Hiding in Plain Sight

A common reaction I get when talking about devices exposed on the Internet is something like the following:

Specifically, the idea that running the service (in this case Minecraft) on a non-standard port is a good way to stay hidden. In security circles this is also known as the concept of security by obscurity, and it's considered a largely ineffective, deprecated idea. What's worse is that it might give you the owner of the server/ device a false sense of security. For example, lets take a look at people running OpenSSH on a non-standard port (i.e. "product:openssh -port:22"):

The top 10 non-standard ports for OpenSSH are:

  1. 2222
  2. 5000
  3. 23
  4. 9999
  5. 26
  6. 666
  7. 2323
  8. 5555
  9. 4444
  10. 10001

These numbers don't look that random to me... Right away you should realize that your random choice of non-standard port might not be so unique.

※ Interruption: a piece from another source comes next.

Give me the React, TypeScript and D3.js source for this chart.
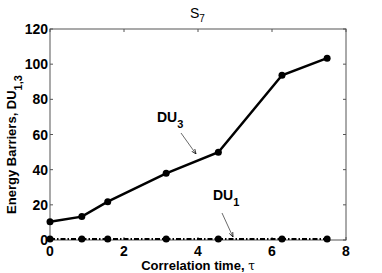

Port 2222 is popular the same way that HTTP on port 8080 is popular, and it's also the default port for the Kippo honeypot though I doubt that many people are running honeypots. The next most popular port is 5000, which didn't follow the same pattern as the other ports to me (repeating/ symmetric numbers). And it was around the same time that I realized that Australia was the 2nd most popular country to run OpenSSH on a non-standard port. I decided to take a closer look at Australia, and it turns out that there are nearly the same amount of servers running OpenSSH on port 5000 as they are on the default port 22. About 68,000 devices are running on the default port, and 54,000 on port 5000. Since they're running on a non-standard port Shodan wasn't grabbing the SSH fingerprint or showing more detailed information in the banner, so I checked a few devices manually and they all had the same fingerprint:


And I inadvertently stumbled across the same issue as a while ago: Duplicate SSH Keys Everywhere. This time it appears that the Australian ISP BigPond installs/ configures networking gear that not only runs OpenSSH on port 5000 (most likely for remote management) but also has the same SSH keys installed on all of them. The devices also happen to run an old version of OpenSSH that was released on September 4th 2007. There's no guarantee that running OpenSSH on the default port would've made them more security conscious, but their installation of ~54,000 devices is 25% of the total number of OpenSSH servers on the Internet running version 4.7 (sidenote: the most popular version of OpenSSH is 5.3).

The Minecraft user does mention simple things you can do to improve the security of your device: add a whitelist and change the default credentials. They're easy to do and make a big difference to prevent your device from becoming an easy target!